Gwyn Topham Transport correspondent 

‘We’ll move fast and fix things’: the big transport issues for Labour

Transport secretary Louise Haigh says reform of rail leading to full renationalisation will be a priority
  
  

She waves at the camera wearing cream jacket and low-cut top
Louise Haigh arrives at 10 Downing Street following Labour's election victory last week. Photograph: Leon Neal/Getty

The new transport secretary, Louise Haigh, has told civil servants that Labour will “move fast and fix things”, prioritising rail reform and keeping an environmental focus throughout.

Labour’s first moves are expected to include a rail reform bill that will also pave the way for the full renationalisation of train operations, with legislation announced in the king’s speech next week.

Haigh said transport would be critical for the government’s declared missions. Speaking to officials in the Department for Transport, she said: “Growth, net zero, opportunity, women and girls’ safety, health – none of these can be realised without transport as a key enabler.”

She said that there was a “once-in-a-generation opportunity to change the way our country runs, for the better”, adding that “the critical thread weaving through every priority should be greening our transport networks”.

Here are some of the big issues Labour needs to tackle in transport:

Reforming rail

Haigh’s motto may have particular resonance for the railway, where the glaring need for reform has been widely agreed since an industry review was first launched in 2018. The broad solution – a new arms-length body unifying track and train operations – is also a matter of consensus. Labour will want to take forward its own version of Great British Railways, “after years of ministerial indecision”, as Haigh put it, as soon as it can.

The appointment of Network Rail chairman, Lord Hendy, as transport minister will underscore that priority, although it will do little to allay the fears of those who perceive GBR as a Network Rail takeover.

Although the ambition to achieve a fully publicly owned railway is scheduled to be completed only when train operator contracts expire, Haigh has said she would hasten that process where poor performances breach contracts. New Labour MPs have already highlighted their own disrupted Avanti journeys from northern seats to Westminster this week.

Improving rail infrastructure – without mentioning HS2

Haigh said Britain “desperately needs new infrastructure to better connect underserved parts of the country”, not least the north, with the transport secretary both born and a constituency MP in Sheffield.

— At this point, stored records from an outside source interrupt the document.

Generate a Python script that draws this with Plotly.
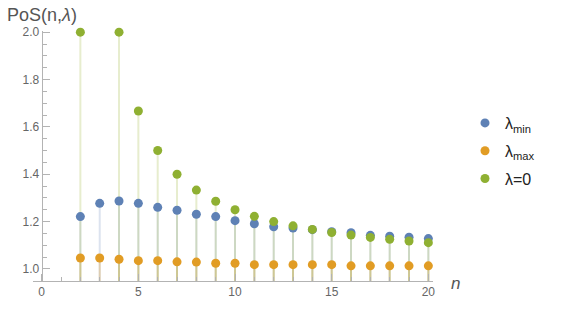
import plotly.graph_objects as go

n_vals = list(range(2, 21))
lam_min = [1.221, 1.277, 1.287, 1.277, 1.260, 1.248, 1.231, 1.221, 1.204, 1.191,
           1.178, 1.173, 1.166, 1.157, 1.153, 1.142, 1.138, 1.134, 1.128]
lam_max = [1.046, 1.046, 1.041, 1.035, 1.035, 1.030, 1.029, 1.024, 1.024, 1.018,
           1.018, 1.018, 1.018, 1.018, 1.013, 1.013, 1.013, 1.013, 1.013]
lam_zero = [2.0, None, 2.0, 1.667, 1.5, 1.4, 1.333, 1.286, 1.25, 1.222,
            1.2, 1.182, 1.167, 1.154, 1.143, 1.133, 1.125, 1.118, 1.111]

series_names = ["λ<sub>min</sub>", "λ<sub>max</sub>", "λ=0"]
series_vals = [lam_min, lam_max, lam_zero]
colors = ["#5E81B5", "#E19C24", "#8FB032"]
stem_colors = ["rgba(94,129,181,0.22)", "rgba(225,156,36,0.30)", "rgba(160,185,60,0.25)"]

X_RANGE = [-0.45, 20.24]
Y_RANGE = [0.949, 2.005]
BASE = Y_RANGE[0]

fig = go.Figure()

# stems (filling to axis)
for vals, sc in zip(series_vals, stem_colors):
    xs, ys = [], []
    for n, v in zip(n_vals, vals):
        if v is None:
            continue
        xs += [n, n, None]
        ys += [BASE, v, None]
    fig.add_trace(go.Scatter(x=xs, y=ys, mode="lines", line=dict(color=sc, width=2),
                             showlegend=False, hoverinfo="skip"))

# points
for i, (name, vals, c) in enumerate(zip(series_names, series_vals, colors)):
    fig.add_trace(go.Scatter(x=n_vals, y=vals, mode="markers", name=name,
                             marker=dict(color=c, size=9), legendgroup=str(i),
                             cliponaxis=False))

axis_color = "#b3b3b3"
tick_font = dict(family="Liberation Sans, Arial, sans-serif", size=12, color="#666666")

fig.update_layout(
    width=585, height=336,
    margin=dict(l=33, r=152, t=31, b=55),
    plot_bgcolor="white", paper_bgcolor="white",
    showlegend=True,
    legend=dict(x=1.08, xanchor="left", y=0.70, yanchor="top",
                font=dict(family="Liberation Sans, Arial, sans-serif", size=16, color="#222222"),
                tracegroupgap=4, bgcolor="rgba(0,0,0,0)"),
    xaxis=dict(range=X_RANGE, showgrid=False, zeroline=False, showline=True,
               linecolor=axis_color, linewidth=1,
               tickvals=[0, 5, 10, 15, 20], ticks="inside", ticklen=7, tickcolor=axis_color,
               minor=dict(dtick=1, tick0=0, ticks="inside", ticklen=4, tickcolor=axis_color),
               tickfont=tick_font),
    yaxis=dict(range=Y_RANGE, showgrid=False, zeroline=False, showline=True,
               linecolor=axis_color, linewidth=1, anchor="free",
               position=(0 - X_RANGE[0]) / (X_RANGE[1] - X_RANGE[0]),
               tickvals=[1.0, 1.2, 1.4, 1.6, 1.8, 2.0], ticktext=["1.0", "1.2", "1.4", "1.6", "1.8", "2.0"],
               ticks="inside", ticklen=7, tickcolor=axis_color,
               minor=dict(dtick=0.05, tick0=0, ticks="inside", ticklen=4, tickcolor=axis_color),
               tickfont=tick_font),
    annotations=[
        dict(text="PoS(n,<i>λ</i>)", xref="paper", yref="paper", x=-0.07, y=1.065,
             xanchor="left", yanchor="middle", showarrow=False,
             font=dict(family="Liberation Sans, Arial, sans-serif", size=18, color="#555555")),
        dict(text="<i>n</i>", xref="paper", yref="paper", x=1.055, y=-0.01,
             xanchor="center", yanchor="middle", showarrow=False,
             font=dict(family="Liberation Sans, Arial, sans-serif", size=17, color="#555555")),
    ],
)

fig.write_html("out.html")
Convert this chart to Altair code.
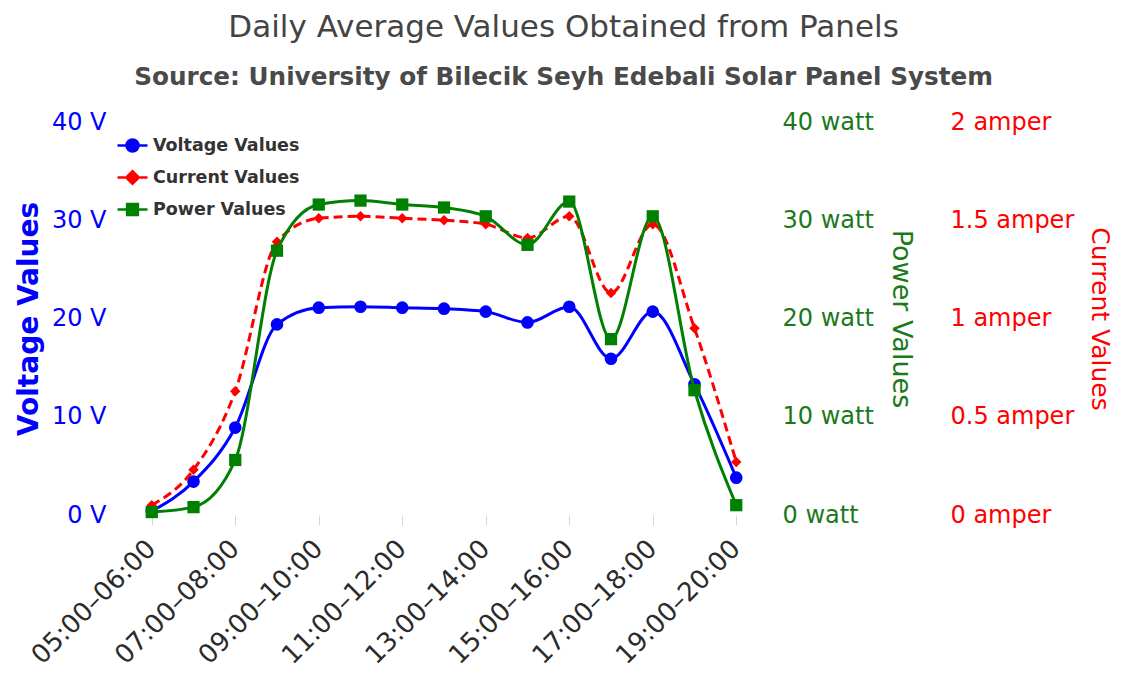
import altair as alt
import pandas as pd

periods = ["05:00–06:00", "06:00–07:00", "07:00–08:00", "08:00–09:00", "09:00–10:00",
           "10:00–11:00", "11:00–12:00", "12:00–13:00", "13:00–14:00", "14:00–15:00",
           "15:00–16:00", "16:00–17:00", "17:00–18:00", "18:00–19:00", "19:00–20:00"]
voltage = [0.4, 3.4, 8.9, 19.4, 21.1, 21.2, 21.1, 21.0, 20.7, 19.6, 21.2, 15.9, 20.7, 13.3, 3.8]
current = [0.05, 0.23, 0.63, 1.39, 1.51, 1.52, 1.51, 1.50, 1.48, 1.41, 1.52, 1.13, 1.48, 0.95, 0.27]
power = [0.3, 0.8, 5.6, 26.9, 31.6, 32.0, 31.6, 31.3, 30.4, 27.5, 31.9, 17.9, 30.4, 12.7, 1.0]

series_names = ["Voltage Values", "Current Values", "Power Values"]
series_colors = ["#0000ff", "#ff0000", "#008000"]
legend_shapes = [
    "M-1,0H1 M0.4,0 A0.4,0.4 0 1,1 -0.4,0 A0.4,0.4 0 1,1 0.4,0 Z",
    "M-1,0H-0.5 M0.5,0H1 M0,-0.42 L0.42,0 L0,0.42 L-0.42,0 Z",
    "M-1,0H1 M-0.36,-0.36H0.36V0.36H-0.36Z",
]

df = pd.DataFrame({"period": periods, "voltage": voltage, "current": current, "power": power})
df["series"] = "Voltage Values"

FONT = "DejaVu Sans"

x_enc = alt.X("period:N", sort=periods,
              scale=alt.Scale(type="point", padding=1),
              axis=alt.Axis(values=periods[::2], labelAngle=-45, labelFontSize=26,
                            labelFont=FONT, labelColor="#2b2b2b", tickColor="#ccd6eb",
                            tickSize=10, tickWidth=1, domain=False, grid=False,
                            title=None, labelPadding=10, labelOffset=-10))

base = alt.Chart(df)

# Voltage
v_y = alt.Y("voltage:Q", scale=alt.Scale(domain=[0, 40], nice=False),
            axis=alt.Axis(orient="left", values=[0, 10, 20, 30, 40],
                          labelExpr="datum.value + ' V'", labelColor="#0000ff",
                          labelFontSize=24, labelFont=FONT, title="Voltage Values",
                          titleColor="#0000ff", titleFontSize=28, titleFont=FONT,
                          titleFontWeight="bold", grid=False, domain=False, ticks=False,
                          labelPadding=4, titlePadding=8))
v_line = base.mark_line(interpolate="monotone", color="#0000ff", strokeWidth=3).encode(x=x_enc, y=v_y)
v_pts = base.mark_point(shape="circle", filled=True, size=160, color="#0000ff", opacity=1).encode(x=x_enc, y=v_y)

leg = alt.Legend(title=None, orient="none", legendX=6, legendY=7, symbolSize=900,
                 symbolStrokeWidth=2.5, symbolOpacity=1, labelFont=FONT, labelFontSize=17.5,
                 labelFontWeight="bold", labelColor="#333333", rowPadding=4, padding=0,
                 labelOffset=4)
leg_layer = base.mark_point(filled=True).encode(
    x=x_enc, y=v_y,
    fill=alt.Fill("series:N", scale=alt.Scale(domain=series_names, range=series_colors), legend=leg),
    stroke=alt.Stroke("series:N", scale=alt.Scale(domain=series_names, range=series_colors), legend=leg),
    shape=alt.Shape("series:N", scale=alt.Scale(domain=series_names, range=legend_shapes), legend=leg),
).transform_filter("false")

volt = alt.layer(v_line, v_pts, leg_layer)

# Current
c_y = alt.Y("current:Q", scale=alt.Scale(domain=[0, 2], nice=False),
            axis=alt.Axis(orient="right", offset=168, values=[0, 0.5, 1, 1.5, 2],
                          labelExpr="datum.value + ' amper'", labelColor="#ff0000",
                          labelFontSize=24, labelFont=FONT, title="Current Values",
                          titleColor="#ff0000", titleFontSize=25, titleFont=FONT,
                          titleFontWeight="normal", grid=False, domain=False, ticks=False,
                          labelPadding=4, titlePadding=13))
c_line = base.mark_line(interpolate="monotone", color="#ff0000", strokeWidth=3,
                        strokeDash=[9, 5]).encode(x=x_enc, y=c_y)
c_pts = base.mark_point(shape="diamond", filled=True, size=110, color="#ff0000", opacity=1).encode(x=x_enc, y=c_y)
curr = alt.layer(c_line, c_pts)

# Power
p_y = alt.Y("power:Q", scale=alt.Scale(domain=[0, 40], nice=False),
            axis=alt.Axis(orient="right", values=[0, 10, 20, 30, 40],
                          labelExpr="datum.value + ' watt'", labelColor="#1a7a1a",
                          labelFontSize=24, labelFont=FONT, title="Power Values",
                          titleColor="#1a7a1a", titleFontSize=27, titleFont=FONT,
                          titleFontWeight="normal", grid=False, domain=False, ticks=False,
                          labelPadding=4, titlePadding=13))
p_line = base.mark_line(interpolate="monotone", color="#008000", strokeWidth=3).encode(x=x_enc, y=p_y)
p_pts = base.mark_point(shape="square", filled=True, size=150, color="#008000", opacity=1).encode(x=x_enc, y=p_y)
powr = alt.layer(p_line, p_pts)

chart = alt.layer(volt, curr, powr).resolve_scale(y="independent").properties(
    width=668, height=393,
    padding={"left": 7, "top": 4, "right": 2, "bottom": 0},
    title=alt.TitleParams(
        text="Daily Average Values Obtained from Panels",
        subtitle="Source: University of Bilecik Seyh Edebali Solar Panel System",
        font=FONT, fontSize=31, fontWeight="normal", color="#444444",
        subtitleFont=FONT, subtitleFontSize=24.7, subtitleFontWeight="bold",
        subtitleColor="#4a4a4a", subtitlePadding=21, anchor="middle", frame="bounds",
        offset=19),
).configure_view(stroke=None)

chart.save("out.html", embed_options={"renderer": "svg", "actions": False})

Labour was never going to fall into the trap of simply backing the expensive reinstatement of Britain’s biggest infrastructure project, HS2, when its northern leg was controversially axed last year by Rishi Sunak.

But given pressure from Labour northern mayors – and the headaches over capacity where the remaining HS2 high-speed railway hits the West Coast main line – there will be renewed drive to find some kind of equivalent link, as well as building new lines across the north.

Resolving the strikes

The kind of strikes that seemed unthinkable since rail privatisation have become a mundane misery over the last two years. The train drivers’ union Aslef is still officially in dispute. While past ministers may have seen some political capital in holding out, both sides will be more receptive to a settlement now. Labour’s wider promised “new deal for workers” is a far cry from the minimum service levels that Conservatives wished to impose on striking rail staff and should change the industrial climate, with employers likely to have more leeway to negotiate.

A pay offer near the 8% offered and swiftly rejected in early 2023 could prove acceptable if it does not demand working practice reform on top. Sticking points such as mandatory Sunday shifts may appear less of an issue should better industrial relations lead to more drivers working overtime again.

Accelerating better buses

The ball has already started rolling in overturning the Thatcher-era deregulation of buses, but metro mayors such as Manchester’s Andy Burnham had to tread a long and winding road to reclaim public control of services. Haigh stressed to officials: “I mean it when I say that buses are the lifeblood of our communities, and they’ve too often let people down all over the country.”

While both parties had pledged better buses – a cheaper and quicker way to improve transport connections than building rail – Labour is set to devolve more powers to make local franchising an easier and quicker option.